Sudan’s negotiators are well advised to remember that referendums do not serve for legitimacy if other modes of public participation in the preceding stages are absent. If the public is excluded from the drafting process, a last-minute referendum will not cure this legitimacy deficit.

The way forward for Sudan’s constitutional process

The 2019 Constitutional Charter for the transitional period, which was a negotiated result between the Transitional Military Council and the Forces of Freedom and Change, focuses on transitional justice rather than creating a practical framework and a procedural road map for Sudan’s  permanent constitution. Another major weakness is that it does not secure the separation of power and rule of law during the transitional period. The official head of state is the Sovereign Council consisting of military, armed groups and civil actors, meanwhile the legislative and the constitutional court do not have enough entrenched guarantees. The military actors of the Sovereign Council enjoy immunity, but are simultaneously known war criminals responsible for genocide and massacres.  

The Juba Agreement changed nine provisions of the Charter, including the possibility for armed forces to run for office in the elections scheduled for 2024. Although there are serious  attempts to improve the procedural aspects of constitution making in the Juba Peace Agreement by adding public consultations through regional and national conferences, it does not say anything about how the results of these conferences will be translated into the constitutional text.
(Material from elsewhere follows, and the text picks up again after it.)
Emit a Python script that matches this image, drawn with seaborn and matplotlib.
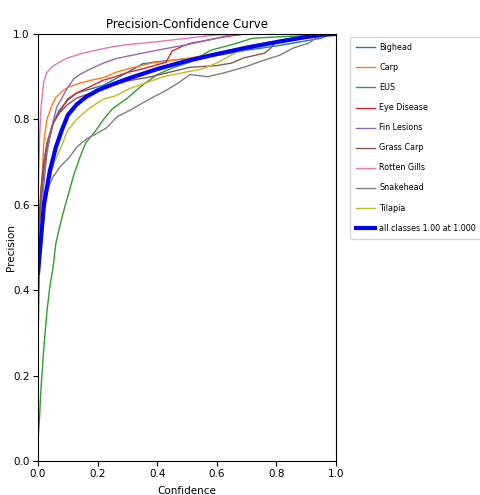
import matplotlib
matplotlib.use("Agg")
import matplotlib.pyplot as plt
import seaborn as sns
import pandas as pd

names = ["Bighead", "Carp", "EUS", "Eye Disease", "Fin Lesions", "Grass Carp",
         "Rotten Gills", "Snakehead", "Tilapia"]
colors = ["#1f77b4", "#ff7f0e", "#2ca02c", "#d62728", "#9467bd", "#8c564b",
          "#e377c2", "#7f7f7f", "#bcbd22"]

bighead_x = [0, 0.01, 0.02, 0.03, 0.05, 0.07, 0.1, 0.13, 0.17, 0.22, 0.26, 0.3, 0.35, 0.4, 0.5, 0.6, 0.7, 0.8, 0.9, 0.95, 0.98, 1.0]
bighead_y = [0.45, 0.6, 0.68, 0.73, 0.79, 0.82, 0.845, 0.862, 0.87, 0.88, 0.895, 0.91, 0.93, 0.935, 0.942, 0.95, 0.962, 0.972, 0.984, 0.99, 1.0, 1.0]

carp_x = [0, 0.005, 0.01, 0.02, 0.03, 0.045, 0.06, 0.08, 0.1, 0.14, 0.18, 0.22, 0.26, 0.3, 0.38, 0.45, 0.51, 0.6, 0.72, 0.85, 0.95, 1.0]
carp_y = [0.45, 0.55, 0.62, 0.75, 0.8, 0.83, 0.852, 0.865, 0.875, 0.885, 0.892, 0.898, 0.91, 0.918, 0.932, 0.938, 0.944, 0.955, 0.974, 0.987, 0.993, 1.0]

eus_x = [0, 0.005, 0.01, 0.02, 0.03, 0.04, 0.05, 0.06, 0.08, 0.1, 0.12, 0.14, 0.16, 0.19, 0.22, 0.25, 0.3, 0.35, 0.4, 0.45, 0.51, 0.58, 0.65, 0.72, 0.8, 0.9, 1.0]
eus_y = [0.05, 0.1, 0.17, 0.27, 0.35, 0.41, 0.45, 0.51, 0.57, 0.62, 0.67, 0.71, 0.745, 0.77, 0.8, 0.825, 0.85, 0.88, 0.905, 0.92, 0.934, 0.962, 0.975, 0.99, 0.993, 0.996, 1.0]

eye_x = [0, 0.005, 0.01, 0.02, 0.03, 0.04, 0.05, 0.07, 0.1, 0.13, 0.17, 0.22, 0.26, 0.3, 0.35, 0.4, 0.43, 0.45, 0.48, 0.51, 0.55, 0.6, 0.65, 0.7, 1.0]
eye_y = [0.5, 0.58, 0.64, 0.7, 0.74, 0.76, 0.79, 0.815, 0.848, 0.862, 0.875, 0.892, 0.9, 0.91, 0.918, 0.928, 0.934, 0.96, 0.97, 0.978, 0.983, 0.99, 0.996, 1.0, 1.0]

fin_x = [0, 0.005, 0.01, 0.02, 0.03, 0.045, 0.063, 0.08, 0.1, 0.12, 0.14, 0.17, 0.22, 0.26, 0.3, 0.4, 0.5, 0.6, 0.66, 1.0]
fin_y = [0.28, 0.45, 0.55, 0.65, 0.72, 0.78, 0.829, 0.85, 0.875, 0.895, 0.905, 0.916, 0.932, 0.942, 0.948, 0.962, 0.975, 0.99, 1.0, 1.0]

grass_x = [0, 0.005, 0.01, 0.02, 0.03, 0.05, 0.074, 0.1, 0.13, 0.17, 0.21, 0.24, 0.3, 0.38, 0.45, 0.51, 0.6, 0.65, 0.69, 0.76, 0.78, 0.8, 0.85, 0.92, 1.0]
grass_y = [0.45, 0.55, 0.62, 0.7, 0.745, 0.79, 0.817, 0.835, 0.85, 0.86, 0.869, 0.878, 0.89, 0.9, 0.912, 0.922, 0.926, 0.932, 0.944, 0.955, 0.966, 0.984, 0.99, 0.995, 1.0]

rotten_x = [0, 0.005, 0.01, 0.02, 0.03, 0.05, 0.08, 0.1, 0.15, 0.2, 0.25, 0.3, 0.4, 0.5, 0.6, 0.7, 1.0]
rotten_y = [0.62, 0.75, 0.83, 0.89, 0.91, 0.925, 0.937, 0.944, 0.955, 0.963, 0.97, 0.975, 0.982, 0.99, 0.998, 1.0, 1.0]

snake_x = [0, 0.005, 0.01, 0.02, 0.035, 0.05, 0.075, 0.104, 0.13, 0.164, 0.2, 0.23, 0.265, 0.31, 0.35, 0.386, 0.43, 0.47, 0.51, 0.57, 0.63, 0.695, 0.76, 0.81, 0.856, 0.91, 0.946, 0.97, 1.0]
snake_y = [0.4, 0.5, 0.56, 0.6, 0.64, 0.665, 0.69, 0.71, 0.735, 0.755, 0.768, 0.78, 0.806, 0.822, 0.838, 0.852, 0.868, 0.885, 0.905, 0.9, 0.91, 0.923, 0.939, 0.95, 0.967, 0.979, 0.998, 1.0, 1.0]

tilapia_x = [0, 0.003, 0.01, 0.02, 0.037, 0.055, 0.077, 0.1, 0.13, 0.17, 0.22, 0.26, 0.31, 0.36, 0.42, 0.49, 0.55, 0.6, 0.66, 0.72, 0.76, 0.82, 0.9, 1.0]
tilapia_y = [0.42, 0.5, 0.56, 0.61, 0.658, 0.7, 0.735, 0.775, 0.8, 0.825, 0.848, 0.855, 0.873, 0.885, 0.9, 0.91, 0.918, 0.932, 0.955, 0.968, 0.979, 0.985, 0.995, 1.0]

all_x = [0, 0.01, 0.02, 0.04, 0.06, 0.08, 0.1, 0.13, 0.16, 0.2, 0.25, 0.3, 0.4, 0.5, 0.6, 0.7, 0.8, 0.9, 0.95, 1.0]
all_y = [0.44, 0.52, 0.6, 0.68, 0.735, 0.775, 0.81, 0.835, 0.852, 0.868, 0.882, 0.895, 0.918, 0.937, 0.953, 0.968, 0.981, 0.993, 0.998, 1.0]
all_label = "all classes 1.00 at 1.000"

series = [(bighead_x, bighead_y), (carp_x, carp_y), (eus_x, eus_y), (eye_x, eye_y),
          (fin_x, fin_y), (grass_x, grass_y), (rotten_x, rotten_y),
          (snake_x, snake_y), (tilapia_x, tilapia_y)]

plt.rcParams['font.family'] = ['DejaVu Sans']

fig = plt.figure(figsize=(4.8, 4.95), dpi=100)
ax = fig.add_axes([38/480, 1 - 461/495, 298/480, 427/495])

for name, col, (xs, ys) in zip(names, colors, series):
    df = pd.DataFrame({"Confidence": xs, "Precision": ys})
    sns.lineplot(data=df, x="Confidence", y="Precision", ax=ax, color=col,
                 linewidth=1, label=name, estimator=None, sort=False)

df_all = pd.DataFrame({"Confidence": all_x, "Precision": all_y})
sns.lineplot(data=df_all, x="Confidence", y="Precision", ax=ax, color="blue",
             linewidth=3, label=all_label, estimator=None, sort=False)

ax.set_xlim(0, 1)
ax.set_ylim(0, 1)
ax.set_xticks([0, 0.2, 0.4, 0.6, 0.8, 1.0])
ax.set_yticks([0, 0.2, 0.4, 0.6, 0.8, 1.0])
ax.tick_params(labelsize=7.5, length=3.5, pad=2.5)
ax.set_xlabel("Confidence", fontsize=7.5)
ax.set_ylabel("Precision", fontsize=7.5)
ax.xaxis.set_label_coords(0.5, -0.058)
ax.yaxis.set_label_coords(-0.075, 0.5)
ax.set_title("Precision-Confidence Curve", fontsize=8.5, pad=4)
ax.legend(bbox_to_anchor=(1.035, 1.002), loc="upper left", fontsize=5.8,
          frameon=True, labelspacing=1.37, handlelength=2.3, handletextpad=0.55,
          borderpad=0.75, borderaxespad=0.5)

fig.savefig("out.png", dpi=100)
The details of election and operation of the drafting assembly; and final ratification of the constitution (by referendum or by the drafting assembly) are also missing in the current legal framework. By contrast, much detailed content of the future constitution (i.e asymmetric federation, equality, religion and transitional justice) has been decided by these peace negotiators in Juba, which is problematic for several reasons. These peace negotiators do not enjoy democratic legitimacy, yet they have amended the Constitutional Charter and even included a supremacy clause stating that in the event of any inconsistency between the Charter and the Juba Peace Agreement, the text of the Juba Peace Agreement will prevail. This is despite the stipulations in the 2019 Charter saying that only the Legislative Assembly, which is yet to be convened, has the authority to amend the constitution. Additionally, the Juba peace negotiations have not been inclusive. They have followed the historical pattern of peace negotiations in Sudan; which is basically a conversation between the government and rebel groups. This means that other actors, including civil society and women, have been largely marginalized in the discussion of Sudan’s future. Although the strong emphasis on transitional justice in the Juba Peace Agreement is justified and necessary for creating a free and democratic constitutional order, it is obviously not a process that military actors within the transitional government is particularly keen on. Added to that the lack of detailed procedural guarantees for the constitution making process brings the danger of authoritarian forces’ resuming power and control. Too much passion for what to do, but too little care for how to do it. That may be the greatest pitfall of Sudan’s on-going constitutional process thus far. But there is still time to set the precise details of a truly participatory framework to set Sudan onto a new civilian and democratic path.